→ **DIRECTIVE**: Quote word for word the lines below, beginning with the first and ending with the one that has "var step = 63.5;". Drop the pictures.

→ **SUPPLIED INFORMATION**:
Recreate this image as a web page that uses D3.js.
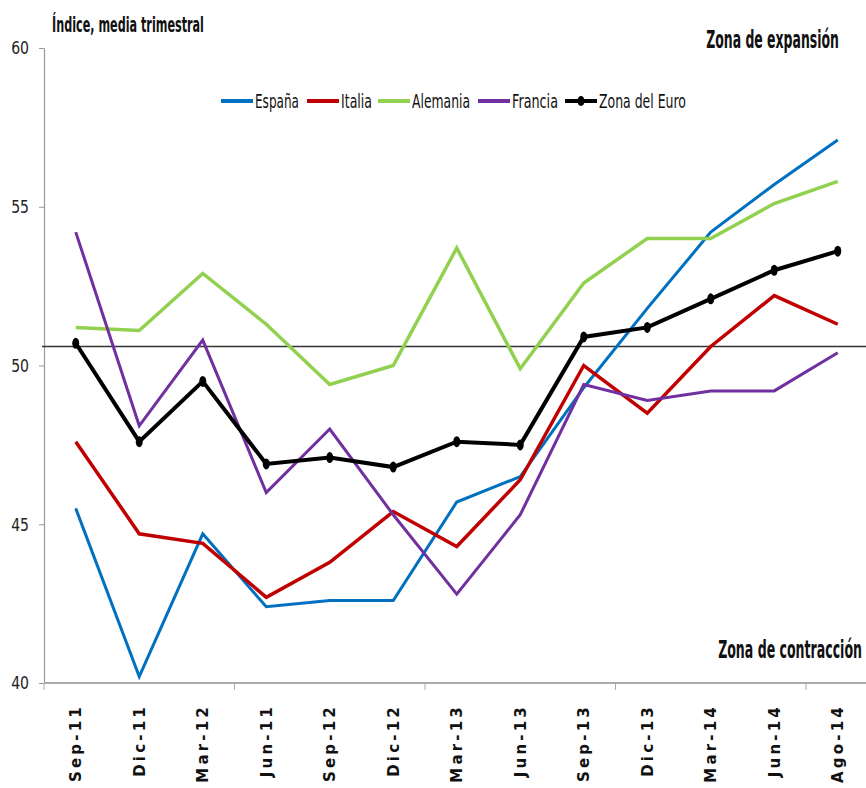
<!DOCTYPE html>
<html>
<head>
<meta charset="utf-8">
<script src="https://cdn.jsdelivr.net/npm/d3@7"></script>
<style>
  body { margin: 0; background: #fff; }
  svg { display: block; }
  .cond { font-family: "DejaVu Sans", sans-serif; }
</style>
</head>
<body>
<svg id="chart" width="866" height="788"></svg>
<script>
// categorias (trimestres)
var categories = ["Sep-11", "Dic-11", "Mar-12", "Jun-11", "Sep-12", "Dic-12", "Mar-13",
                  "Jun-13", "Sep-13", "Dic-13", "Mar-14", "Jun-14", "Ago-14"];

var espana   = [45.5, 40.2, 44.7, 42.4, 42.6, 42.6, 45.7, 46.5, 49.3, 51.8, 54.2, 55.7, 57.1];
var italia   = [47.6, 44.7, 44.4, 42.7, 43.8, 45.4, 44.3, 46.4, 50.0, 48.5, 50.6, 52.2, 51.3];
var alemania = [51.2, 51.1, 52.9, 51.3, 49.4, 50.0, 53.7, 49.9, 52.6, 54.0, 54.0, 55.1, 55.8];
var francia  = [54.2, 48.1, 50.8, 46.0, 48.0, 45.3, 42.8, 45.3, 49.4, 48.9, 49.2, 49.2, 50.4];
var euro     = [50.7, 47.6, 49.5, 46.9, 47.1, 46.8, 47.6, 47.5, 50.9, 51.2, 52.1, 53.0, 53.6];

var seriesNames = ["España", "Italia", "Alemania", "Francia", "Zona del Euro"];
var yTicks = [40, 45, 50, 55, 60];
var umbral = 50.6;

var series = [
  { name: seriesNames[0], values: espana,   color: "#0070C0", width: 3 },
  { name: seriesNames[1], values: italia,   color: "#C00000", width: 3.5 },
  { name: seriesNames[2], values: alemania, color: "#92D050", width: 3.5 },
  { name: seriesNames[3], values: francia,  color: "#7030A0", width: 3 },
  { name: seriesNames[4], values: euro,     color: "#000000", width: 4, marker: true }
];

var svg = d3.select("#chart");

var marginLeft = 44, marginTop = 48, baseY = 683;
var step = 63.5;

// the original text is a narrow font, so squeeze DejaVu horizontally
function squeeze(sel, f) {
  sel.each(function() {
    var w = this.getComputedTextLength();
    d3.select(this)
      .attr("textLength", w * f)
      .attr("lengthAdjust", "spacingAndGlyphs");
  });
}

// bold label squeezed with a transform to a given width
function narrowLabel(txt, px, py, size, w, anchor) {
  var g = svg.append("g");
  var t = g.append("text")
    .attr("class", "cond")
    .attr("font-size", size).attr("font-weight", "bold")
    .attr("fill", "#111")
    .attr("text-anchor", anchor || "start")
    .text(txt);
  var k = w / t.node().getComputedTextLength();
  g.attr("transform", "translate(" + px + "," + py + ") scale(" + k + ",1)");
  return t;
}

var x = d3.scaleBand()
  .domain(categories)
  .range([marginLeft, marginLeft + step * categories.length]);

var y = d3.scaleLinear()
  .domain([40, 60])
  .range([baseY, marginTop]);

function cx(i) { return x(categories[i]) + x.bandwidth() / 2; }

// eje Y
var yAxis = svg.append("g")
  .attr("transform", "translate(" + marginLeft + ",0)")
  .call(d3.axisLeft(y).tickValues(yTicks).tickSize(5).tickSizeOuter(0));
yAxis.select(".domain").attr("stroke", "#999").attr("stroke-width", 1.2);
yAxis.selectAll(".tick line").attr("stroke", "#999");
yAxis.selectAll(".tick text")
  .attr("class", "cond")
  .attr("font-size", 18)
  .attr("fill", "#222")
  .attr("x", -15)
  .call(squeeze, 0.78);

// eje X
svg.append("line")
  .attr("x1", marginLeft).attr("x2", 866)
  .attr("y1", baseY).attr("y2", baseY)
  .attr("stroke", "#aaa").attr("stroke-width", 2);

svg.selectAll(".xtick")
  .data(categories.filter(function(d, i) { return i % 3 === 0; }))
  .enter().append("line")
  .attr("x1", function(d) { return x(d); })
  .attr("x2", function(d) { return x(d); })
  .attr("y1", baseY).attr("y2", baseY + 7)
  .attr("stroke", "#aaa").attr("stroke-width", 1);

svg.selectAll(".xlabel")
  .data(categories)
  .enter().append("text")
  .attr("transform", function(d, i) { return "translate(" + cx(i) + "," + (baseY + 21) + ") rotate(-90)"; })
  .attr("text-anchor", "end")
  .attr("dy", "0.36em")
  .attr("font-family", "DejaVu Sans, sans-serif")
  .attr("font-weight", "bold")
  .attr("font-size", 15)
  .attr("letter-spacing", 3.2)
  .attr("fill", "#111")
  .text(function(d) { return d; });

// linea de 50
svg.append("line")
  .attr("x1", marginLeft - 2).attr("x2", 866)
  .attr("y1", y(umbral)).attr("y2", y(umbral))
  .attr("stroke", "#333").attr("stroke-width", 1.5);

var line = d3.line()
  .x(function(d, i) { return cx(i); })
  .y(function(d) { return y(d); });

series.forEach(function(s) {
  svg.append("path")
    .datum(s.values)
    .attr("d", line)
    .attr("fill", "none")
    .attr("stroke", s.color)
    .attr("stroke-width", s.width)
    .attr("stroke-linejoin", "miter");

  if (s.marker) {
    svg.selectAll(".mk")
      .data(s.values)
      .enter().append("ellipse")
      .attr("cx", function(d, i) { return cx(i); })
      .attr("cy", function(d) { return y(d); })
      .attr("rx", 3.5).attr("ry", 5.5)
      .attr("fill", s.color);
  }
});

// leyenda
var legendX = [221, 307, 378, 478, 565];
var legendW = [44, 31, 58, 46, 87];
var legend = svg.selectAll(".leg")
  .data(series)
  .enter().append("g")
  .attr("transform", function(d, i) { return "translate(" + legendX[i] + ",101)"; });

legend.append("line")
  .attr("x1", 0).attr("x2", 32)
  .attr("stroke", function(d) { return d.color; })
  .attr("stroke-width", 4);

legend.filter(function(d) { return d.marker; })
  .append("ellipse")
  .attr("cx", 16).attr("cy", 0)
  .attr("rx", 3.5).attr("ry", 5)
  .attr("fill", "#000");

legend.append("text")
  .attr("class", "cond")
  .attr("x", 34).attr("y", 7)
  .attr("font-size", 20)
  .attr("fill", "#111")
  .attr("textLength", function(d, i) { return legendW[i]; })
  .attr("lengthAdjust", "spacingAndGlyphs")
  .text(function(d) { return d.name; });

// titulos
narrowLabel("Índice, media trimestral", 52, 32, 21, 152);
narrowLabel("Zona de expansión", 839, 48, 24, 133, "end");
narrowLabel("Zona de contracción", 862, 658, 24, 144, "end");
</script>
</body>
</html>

→ **FULL SOLUTION**:
Recreate this image as a web page that uses D3.js.
<!DOCTYPE html>
<html>
<head>
<meta charset="utf-8">
<script src="https://cdn.jsdelivr.net/npm/d3@7"></script>
<style>
  body { margin: 0; background: #fff; }
  svg { display: block; }
  .cond { font-family: "DejaVu Sans", sans-serif; }
</style>
</head>
<body>
<svg id="chart" width="866" height="788"></svg>
<script>
// categorias (trimestres)
var categories = ["Sep-11", "Dic-11", "Mar-12", "Jun-11", "Sep-12", "Dic-12", "Mar-13",
                  "Jun-13", "Sep-13", "Dic-13", "Mar-14", "Jun-14", "Ago-14"];

var espana   = [45.5, 40.2, 44.7, 42.4, 42.6, 42.6, 45.7, 46.5, 49.3, 51.8, 54.2, 55.7, 57.1];
var italia   = [47.6, 44.7, 44.4, 42.7, 43.8, 45.4, 44.3, 46.4, 50.0, 48.5, 50.6, 52.2, 51.3];
var alemania = [51.2, 51.1, 52.9, 51.3, 49.4, 50.0, 53.7, 49.9, 52.6, 54.0, 54.0, 55.1, 55.8];
var francia  = [54.2, 48.1, 50.8, 46.0, 48.0, 45.3, 42.8, 45.3, 49.4, 48.9, 49.2, 49.2, 50.4];
var euro     = [50.7, 47.6, 49.5, 46.9, 47.1, 46.8, 47.6, 47.5, 50.9, 51.2, 52.1, 53.0, 53.6];

var seriesNames = ["España", "Italia", "Alemania", "Francia", "Zona del Euro"];
var yTicks = [40, 45, 50, 55, 60];
var umbral = 50.6;

var series = [
  { name: seriesNames[0], values: espana,   color: "#0070C0", width: 3 },
  { name: seriesNames[1], values: italia,   color: "#C00000", width: 3.5 },
  { name: seriesNames[2], values: alemania, color: "#92D050", width: 3.5 },
  { name: seriesNames[3], values: francia,  color: "#7030A0", width: 3 },
  { name: seriesNames[4], values: euro,     color: "#000000", width: 4, marker: true }
];

var svg = d3.select("#chart");

var marginLeft = 44, marginTop = 48, baseY = 683;
var step = 63.5;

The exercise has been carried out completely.